Rows from a dataset of charts and code:

------------------------------

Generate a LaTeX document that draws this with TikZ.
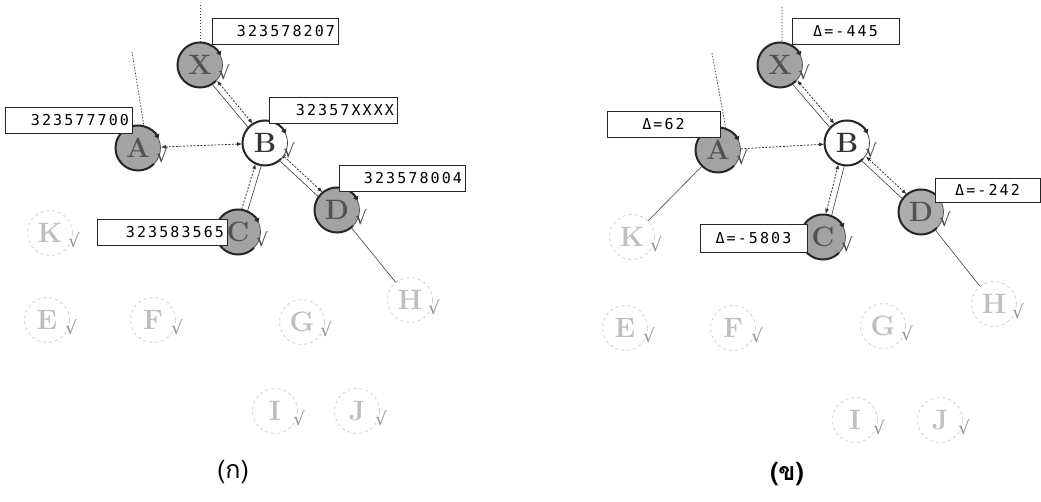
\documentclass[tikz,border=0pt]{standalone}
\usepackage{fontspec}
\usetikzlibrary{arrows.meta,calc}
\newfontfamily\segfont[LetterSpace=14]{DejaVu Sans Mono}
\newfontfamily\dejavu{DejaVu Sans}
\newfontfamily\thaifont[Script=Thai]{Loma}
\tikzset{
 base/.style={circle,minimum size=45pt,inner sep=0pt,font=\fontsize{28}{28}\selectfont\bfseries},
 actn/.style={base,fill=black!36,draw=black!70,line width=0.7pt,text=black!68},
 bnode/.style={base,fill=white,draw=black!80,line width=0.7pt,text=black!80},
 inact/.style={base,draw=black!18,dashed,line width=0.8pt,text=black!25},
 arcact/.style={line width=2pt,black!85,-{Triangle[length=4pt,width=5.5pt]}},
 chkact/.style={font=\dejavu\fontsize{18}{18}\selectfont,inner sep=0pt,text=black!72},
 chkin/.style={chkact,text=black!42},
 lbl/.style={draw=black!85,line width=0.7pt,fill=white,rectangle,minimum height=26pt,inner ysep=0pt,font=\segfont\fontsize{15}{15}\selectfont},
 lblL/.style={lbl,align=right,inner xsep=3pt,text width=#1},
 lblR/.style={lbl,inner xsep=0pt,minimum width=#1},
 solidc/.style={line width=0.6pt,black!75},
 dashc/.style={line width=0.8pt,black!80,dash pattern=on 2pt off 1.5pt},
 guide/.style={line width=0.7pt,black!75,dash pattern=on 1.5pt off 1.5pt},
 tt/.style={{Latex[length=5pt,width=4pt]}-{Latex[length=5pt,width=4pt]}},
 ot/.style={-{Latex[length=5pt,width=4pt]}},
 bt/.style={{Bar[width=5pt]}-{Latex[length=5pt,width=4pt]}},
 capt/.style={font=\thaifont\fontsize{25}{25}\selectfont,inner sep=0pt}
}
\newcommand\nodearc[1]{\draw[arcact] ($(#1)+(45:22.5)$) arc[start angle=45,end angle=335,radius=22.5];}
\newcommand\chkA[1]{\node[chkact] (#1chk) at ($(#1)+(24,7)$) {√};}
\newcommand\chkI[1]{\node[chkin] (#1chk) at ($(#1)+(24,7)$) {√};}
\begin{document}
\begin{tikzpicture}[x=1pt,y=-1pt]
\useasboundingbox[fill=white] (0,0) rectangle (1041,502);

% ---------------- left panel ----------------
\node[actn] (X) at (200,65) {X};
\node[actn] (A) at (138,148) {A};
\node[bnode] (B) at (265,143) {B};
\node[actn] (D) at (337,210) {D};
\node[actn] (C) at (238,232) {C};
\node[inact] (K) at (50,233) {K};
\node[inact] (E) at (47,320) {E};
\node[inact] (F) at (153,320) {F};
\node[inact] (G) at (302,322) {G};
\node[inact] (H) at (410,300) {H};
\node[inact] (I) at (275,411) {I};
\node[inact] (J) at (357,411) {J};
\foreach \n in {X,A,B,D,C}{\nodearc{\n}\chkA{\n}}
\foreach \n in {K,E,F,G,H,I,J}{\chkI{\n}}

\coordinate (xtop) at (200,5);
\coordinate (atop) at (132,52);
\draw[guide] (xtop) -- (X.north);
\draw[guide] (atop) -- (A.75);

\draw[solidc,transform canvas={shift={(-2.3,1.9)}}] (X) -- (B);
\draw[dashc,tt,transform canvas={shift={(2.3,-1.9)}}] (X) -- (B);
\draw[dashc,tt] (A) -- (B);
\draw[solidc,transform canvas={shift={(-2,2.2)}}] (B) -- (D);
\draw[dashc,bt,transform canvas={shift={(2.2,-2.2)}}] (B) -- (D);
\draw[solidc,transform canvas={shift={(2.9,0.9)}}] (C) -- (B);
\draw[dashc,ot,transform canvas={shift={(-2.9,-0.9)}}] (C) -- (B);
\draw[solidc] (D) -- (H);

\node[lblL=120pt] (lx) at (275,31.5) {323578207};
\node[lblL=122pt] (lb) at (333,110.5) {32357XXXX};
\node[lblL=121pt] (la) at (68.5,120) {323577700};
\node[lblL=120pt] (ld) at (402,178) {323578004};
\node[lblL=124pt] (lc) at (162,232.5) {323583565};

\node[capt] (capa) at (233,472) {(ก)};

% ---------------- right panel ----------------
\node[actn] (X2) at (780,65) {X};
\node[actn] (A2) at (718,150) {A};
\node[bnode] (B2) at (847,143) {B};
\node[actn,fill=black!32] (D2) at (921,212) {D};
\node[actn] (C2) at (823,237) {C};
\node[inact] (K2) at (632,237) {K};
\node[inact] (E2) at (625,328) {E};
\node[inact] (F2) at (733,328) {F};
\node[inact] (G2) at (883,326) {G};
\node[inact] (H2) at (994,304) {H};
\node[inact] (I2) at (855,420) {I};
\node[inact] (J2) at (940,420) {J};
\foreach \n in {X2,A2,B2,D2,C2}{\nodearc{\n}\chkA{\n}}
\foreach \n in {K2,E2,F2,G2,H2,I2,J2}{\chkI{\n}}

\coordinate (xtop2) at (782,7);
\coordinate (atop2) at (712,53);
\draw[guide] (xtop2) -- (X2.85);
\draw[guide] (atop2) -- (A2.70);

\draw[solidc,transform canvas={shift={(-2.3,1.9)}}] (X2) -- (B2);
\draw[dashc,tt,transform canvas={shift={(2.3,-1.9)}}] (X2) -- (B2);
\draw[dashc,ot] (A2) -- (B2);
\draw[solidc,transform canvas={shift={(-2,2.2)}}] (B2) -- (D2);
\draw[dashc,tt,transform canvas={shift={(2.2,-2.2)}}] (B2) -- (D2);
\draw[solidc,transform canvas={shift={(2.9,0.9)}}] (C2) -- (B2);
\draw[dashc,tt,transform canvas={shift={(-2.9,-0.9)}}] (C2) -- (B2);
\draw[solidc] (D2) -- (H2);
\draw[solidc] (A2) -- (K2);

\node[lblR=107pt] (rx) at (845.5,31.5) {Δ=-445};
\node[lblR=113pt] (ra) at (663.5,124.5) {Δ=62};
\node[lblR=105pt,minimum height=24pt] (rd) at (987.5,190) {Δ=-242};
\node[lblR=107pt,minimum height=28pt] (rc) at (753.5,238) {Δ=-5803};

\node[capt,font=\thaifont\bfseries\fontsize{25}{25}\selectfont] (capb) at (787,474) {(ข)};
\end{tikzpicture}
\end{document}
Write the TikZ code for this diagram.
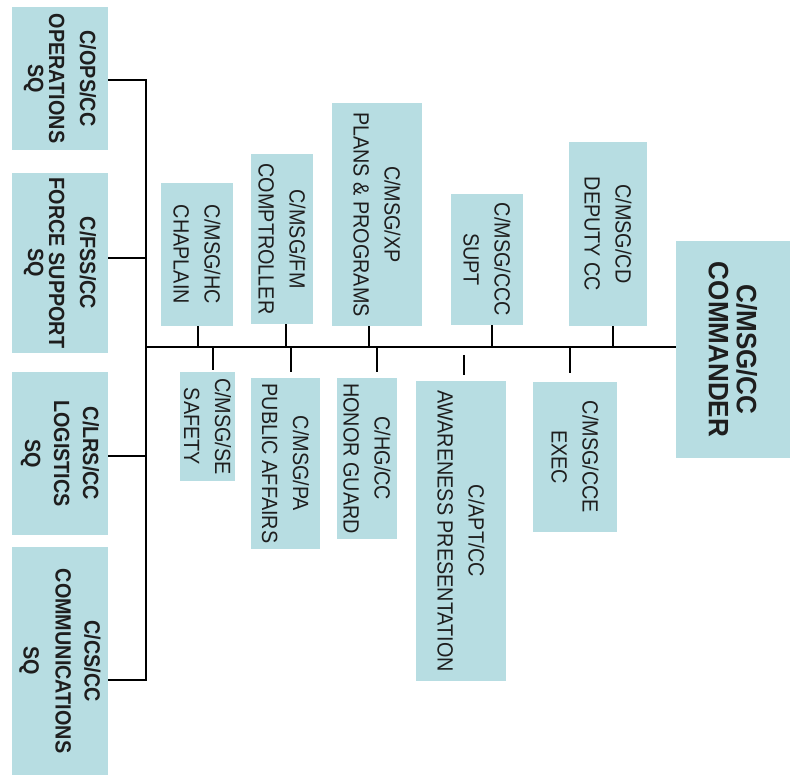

------------------------------

_DO THIS_
Leaving all pictures aside, quote each record exactly.

_TASK RESULT_
Generate a LaTeX document that draws this with TikZ.
\documentclass[tikz,border=0pt]{standalone}
\usepackage{fontspec}
\usetikzlibrary{arrows.meta,calc}
\newfontfamily\segfont[LetterSpace=14]{DejaVu Sans Mono}
\newfontfamily\dejavu{DejaVu Sans}
\newfontfamily\thaifont[Script=Thai]{Loma}
\tikzset{
 base/.style={circle,minimum size=45pt,inner sep=0pt,font=\fontsize{28}{28}\selectfont\bfseries},
 actn/.style={base,fill=black!36,draw=black!70,line width=0.7pt,text=black!68},
 bnode/.style={base,fill=white,draw=black!80,line width=0.7pt,text=black!80},
 inact/.style={base,draw=black!18,dashed,line width=0.8pt,text=black!25},
 arcact/.style={line width=2pt,black!85,-{Triangle[length=4pt,width=5.5pt]}},
 chkact/.style={font=\dejavu\fontsize{18}{18}\selectfont,inner sep=0pt,text=black!72},
 chkin/.style={chkact,text=black!42},
 lbl/.style={draw=black!85,line width=0.7pt,fill=white,rectangle,minimum height=26pt,inner ysep=0pt,font=\segfont\fontsize{15}{15}\selectfont},
 lblL/.style={lbl,align=right,inner xsep=3pt,text width=#1},
 lblR/.style={lbl,inner xsep=0pt,minimum width=#1},
 solidc/.style={line width=0.6pt,black!75},
 dashc/.style={line width=0.8pt,black!80,dash pattern=on 2pt off 1.5pt},
 guide/.style={line width=0.7pt,black!75,dash pattern=on 1.5pt off 1.5pt},
 tt/.style={{Latex[length=5pt,width=4pt]}-{Latex[length=5pt,width=4pt]}},
 ot/.style={-{Latex[length=5pt,width=4pt]}},
 bt/.style={{Bar[width=5pt]}-{Latex[length=5pt,width=4pt]}},
 capt/.style={font=\thaifont\fontsize{25}{25}\selectfont,inner sep=0pt}
}
\newcommand\nodearc[1]{\draw[arcact] ($(#1)+(45:22.5)$) arc[start angle=45,end angle=335,radius=22.5];}
\newcommand\chkA[1]{\node[chkact] (#1chk) at ($(#1)+(24,7)$) {√};}
\newcommand\chkI[1]{\node[chkin] (#1chk) at ($(#1)+(24,7)$) {√};}
\begin{document}
\begin{tikzpicture}[x=1pt,y=-1pt]
\useasboundingbox[fill=white] (0,0) rectangle (1041,502);

% ---------------- left panel ----------------
\node[actn] (X) at (200,65) {X};
\node[actn] (A) at (138,148) {A};
\node[bnode] (B) at (265,143) {B};
\node[actn] (D) at (337,210) {D};
\node[actn] (C) at (238,232) {C};
\node[inact] (K) at (50,233) {K};
\node[inact] (E) at (47,320) {E};
\node[inact] (F) at (153,320) {F};
\node[inact] (G) at (302,322) {G};
\node[inact] (H) at (410,300) {H};
\node[inact] (I) at (275,411) {I};
\node[inact] (J) at (357,411) {J};
\foreach \n in {X,A,B,D,C}{\nodearc{\n}\chkA{\n}}
\foreach \n in {K,E,F,G,H,I,J}{\chkI{\n}}

\coordinate (xtop) at (200,5);
\coordinate (atop) at (132,52);
\draw[guide] (xtop) -- (X.north);
\draw[guide] (atop) -- (A.75);

\draw[solidc,transform canvas={shift={(-2.3,1.9)}}] (X) -- (B);
\draw[dashc,tt,transform canvas={shift={(2.3,-1.9)}}] (X) -- (B);
\draw[dashc,tt] (A) -- (B);
\draw[solidc,transform canvas={shift={(-2,2.2)}}] (B) -- (D);
\draw[dashc,bt,transform canvas={shift={(2.2,-2.2)}}] (B) -- (D);
\draw[solidc,transform canvas={shift={(2.9,0.9)}}] (C) -- (B);
\draw[dashc,ot,transform canvas={shift={(-2.9,-0.9)}}] (C) -- (B);
\draw[solidc] (D) -- (H);

\node[lblL=120pt] (lx) at (275,31.5) {323578207};
\node[lblL=122pt] (lb) at (333,110.5) {32357XXXX};
\node[lblL=121pt] (la) at (68.5,120) {323577700};
\node[lblL=120pt] (ld) at (402,178) {323578004};
\node[lblL=124pt] (lc) at (162,232.5) {323583565};

\node[capt] (capa) at (233,472) {(ก)};

% ---------------- right panel ----------------
\node[actn] (X2) at (780,65) {X};
\node[actn] (A2) at (718,150) {A};
\node[bnode] (B2) at (847,143) {B};
\node[actn,fill=black!32] (D2) at (921,212) {D};
\node[actn] (C2) at (823,237) {C};
\node[inact] (K2) at (632,237) {K};
\node[inact] (E2) at (625,328) {E};
\node[inact] (F2) at (733,328) {F};
\node[inact] (G2) at (883,326) {G};
\node[inact] (H2) at (994,304) {H};
\node[inact] (I2) at (855,420) {I};
\node[inact] (J2) at (940,420) {J};
\foreach \n in {X2,A2,B2,D2,C2}{\nodearc{\n}\chkA{\n}}
\foreach \n in {K2,E2,F2,G2,H2,I2,J2}{\chkI{\n}}

\coordinate (xtop2) at (782,7);
\coordinate (atop2) at (712,53);
\draw[guide] (xtop2) -- (X2.85);
\draw[guide] (atop2) -- (A2.70);

\draw[solidc,transform canvas={shift={(-2.3,1.9)}}] (X2) -- (B2);
\draw[dashc,tt,transform canvas={shift={(2.3,-1.9)}}] (X2) -- (B2);
\draw[dashc,ot] (A2) -- (B2);
\draw[solidc,transform canvas={shift={(-2,2.2)}}] (B2) -- (D2);
\draw[dashc,tt,transform canvas={shift={(2.2,-2.2)}}] (B2) -- (D2);
\draw[solidc,transform canvas={shift={(2.9,0.9)}}] (C2) -- (B2);
\draw[dashc,tt,transform canvas={shift={(-2.9,-0.9)}}] (C2) -- (B2);
\draw[solidc] (D2) -- (H2);
\draw[solidc] (A2) -- (K2);

\node[lblR=107pt] (rx) at (845.5,31.5) {Δ=-445};
\node[lblR=113pt] (ra) at (663.5,124.5) {Δ=62};
\node[lblR=105pt,minimum height=24pt] (rd) at (987.5,190) {Δ=-242};
\node[lblR=107pt,minimum height=28pt] (rc) at (753.5,238) {Δ=-5803};

\node[capt,font=\thaifont\bfseries\fontsize{25}{25}\selectfont] (capb) at (787,474) {(ข)};
\end{tikzpicture}
\end{document}
Write the TikZ code for this diagram.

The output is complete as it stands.